Stored data =>
%%

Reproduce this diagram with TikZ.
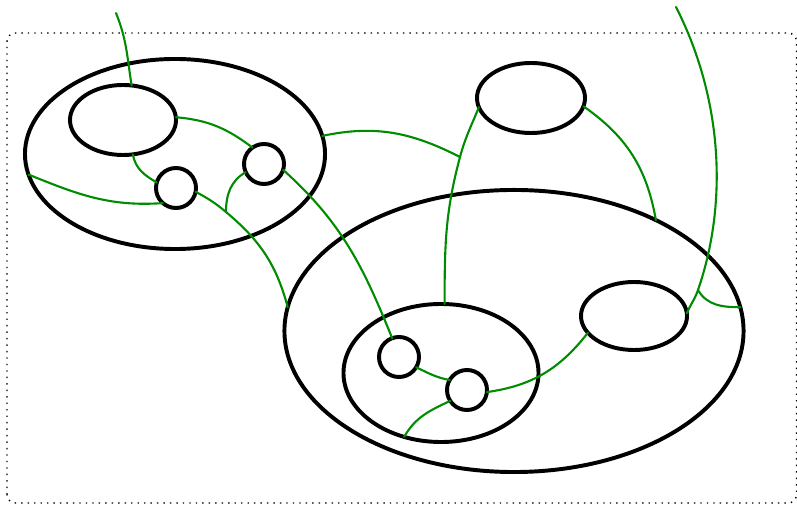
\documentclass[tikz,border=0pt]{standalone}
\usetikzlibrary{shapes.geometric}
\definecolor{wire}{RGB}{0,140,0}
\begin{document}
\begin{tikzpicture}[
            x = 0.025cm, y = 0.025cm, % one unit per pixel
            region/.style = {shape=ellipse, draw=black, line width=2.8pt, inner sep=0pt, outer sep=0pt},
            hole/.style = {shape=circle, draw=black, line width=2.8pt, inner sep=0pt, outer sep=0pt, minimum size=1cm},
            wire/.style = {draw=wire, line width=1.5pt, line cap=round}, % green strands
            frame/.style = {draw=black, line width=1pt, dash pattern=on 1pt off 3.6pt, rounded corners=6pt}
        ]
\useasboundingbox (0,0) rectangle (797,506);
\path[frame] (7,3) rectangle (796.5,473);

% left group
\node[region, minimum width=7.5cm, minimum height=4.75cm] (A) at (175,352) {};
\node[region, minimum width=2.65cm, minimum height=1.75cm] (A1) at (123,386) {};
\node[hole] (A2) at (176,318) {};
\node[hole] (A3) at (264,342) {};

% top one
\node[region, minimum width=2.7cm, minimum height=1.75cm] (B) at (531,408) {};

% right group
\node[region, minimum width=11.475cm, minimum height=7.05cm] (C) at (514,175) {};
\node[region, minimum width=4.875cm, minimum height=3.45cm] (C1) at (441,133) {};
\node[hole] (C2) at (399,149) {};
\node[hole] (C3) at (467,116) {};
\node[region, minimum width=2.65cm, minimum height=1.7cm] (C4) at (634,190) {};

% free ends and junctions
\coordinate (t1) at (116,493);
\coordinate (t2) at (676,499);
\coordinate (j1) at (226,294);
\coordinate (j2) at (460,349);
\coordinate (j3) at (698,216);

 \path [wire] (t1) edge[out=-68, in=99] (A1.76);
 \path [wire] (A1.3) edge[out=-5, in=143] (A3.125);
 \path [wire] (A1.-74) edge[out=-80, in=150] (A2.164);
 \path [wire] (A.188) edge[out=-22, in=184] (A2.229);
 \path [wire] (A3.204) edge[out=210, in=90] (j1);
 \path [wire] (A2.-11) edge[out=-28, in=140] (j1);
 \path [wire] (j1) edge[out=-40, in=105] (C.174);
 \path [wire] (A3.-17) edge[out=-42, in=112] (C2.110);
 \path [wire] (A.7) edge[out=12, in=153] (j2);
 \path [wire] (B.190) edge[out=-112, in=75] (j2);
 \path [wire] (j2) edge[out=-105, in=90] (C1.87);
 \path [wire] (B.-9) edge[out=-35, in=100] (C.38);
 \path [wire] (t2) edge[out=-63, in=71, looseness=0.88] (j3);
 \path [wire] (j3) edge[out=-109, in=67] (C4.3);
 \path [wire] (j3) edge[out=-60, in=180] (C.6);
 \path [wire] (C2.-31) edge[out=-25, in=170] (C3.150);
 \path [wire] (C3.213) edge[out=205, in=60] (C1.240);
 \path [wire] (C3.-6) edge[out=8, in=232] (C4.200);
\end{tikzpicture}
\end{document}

%%

Your objective => Repeat all of the data above word for word, minus the pictures.

Correct response =>
Reproduce this diagram with TikZ.
\documentclass[tikz,border=0pt]{standalone}
\usetikzlibrary{shapes.geometric}
\definecolor{wire}{RGB}{0,140,0}
\begin{document}
\begin{tikzpicture}[
            x = 0.025cm, y = 0.025cm, % one unit per pixel
            region/.style = {shape=ellipse, draw=black, line width=2.8pt, inner sep=0pt, outer sep=0pt},
            hole/.style = {shape=circle, draw=black, line width=2.8pt, inner sep=0pt, outer sep=0pt, minimum size=1cm},
            wire/.style = {draw=wire, line width=1.5pt, line cap=round}, % green strands
            frame/.style = {draw=black, line width=1pt, dash pattern=on 1pt off 3.6pt, rounded corners=6pt}
        ]
\useasboundingbox (0,0) rectangle (797,506);
\path[frame] (7,3) rectangle (796.5,473);

% left group
\node[region, minimum width=7.5cm, minimum height=4.75cm] (A) at (175,352) {};
\node[region, minimum width=2.65cm, minimum height=1.75cm] (A1) at (123,386) {};
\node[hole] (A2) at (176,318) {};
\node[hole] (A3) at (264,342) {};

% top one
\node[region, minimum width=2.7cm, minimum height=1.75cm] (B) at (531,408) {};

% right group
\node[region, minimum width=11.475cm, minimum height=7.05cm] (C) at (514,175) {};
\node[region, minimum width=4.875cm, minimum height=3.45cm] (C1) at (441,133) {};
\node[hole] (C2) at (399,149) {};
\node[hole] (C3) at (467,116) {};
\node[region, minimum width=2.65cm, minimum height=1.7cm] (C4) at (634,190) {};

% free ends and junctions
\coordinate (t1) at (116,493);
\coordinate (t2) at (676,499);
\coordinate (j1) at (226,294);
\coordinate (j2) at (460,349);
\coordinate (j3) at (698,216);

 \path [wire] (t1) edge[out=-68, in=99] (A1.76);
 \path [wire] (A1.3) edge[out=-5, in=143] (A3.125);
 \path [wire] (A1.-74) edge[out=-80, in=150] (A2.164);
 \path [wire] (A.188) edge[out=-22, in=184] (A2.229);
 \path [wire] (A3.204) edge[out=210, in=90] (j1);
 \path [wire] (A2.-11) edge[out=-28, in=140] (j1);
 \path [wire] (j1) edge[out=-40, in=105] (C.174);
 \path [wire] (A3.-17) edge[out=-42, in=112] (C2.110);
 \path [wire] (A.7) edge[out=12, in=153] (j2);
 \path [wire] (B.190) edge[out=-112, in=75] (j2);
 \path [wire] (j2) edge[out=-105, in=90] (C1.87);
 \path [wire] (B.-9) edge[out=-35, in=100] (C.38);
 \path [wire] (t2) edge[out=-63, in=71, looseness=0.88] (j3);
 \path [wire] (j3) edge[out=-109, in=67] (C4.3);
 \path [wire] (j3) edge[out=-60, in=180] (C.6);
 \path [wire] (C2.-31) edge[out=-25, in=170] (C3.150);
 \path [wire] (C3.213) edge[out=205, in=60] (C1.240);
 \path [wire] (C3.-6) edge[out=8, in=232] (C4.200);
\end{tikzpicture}
\end{document}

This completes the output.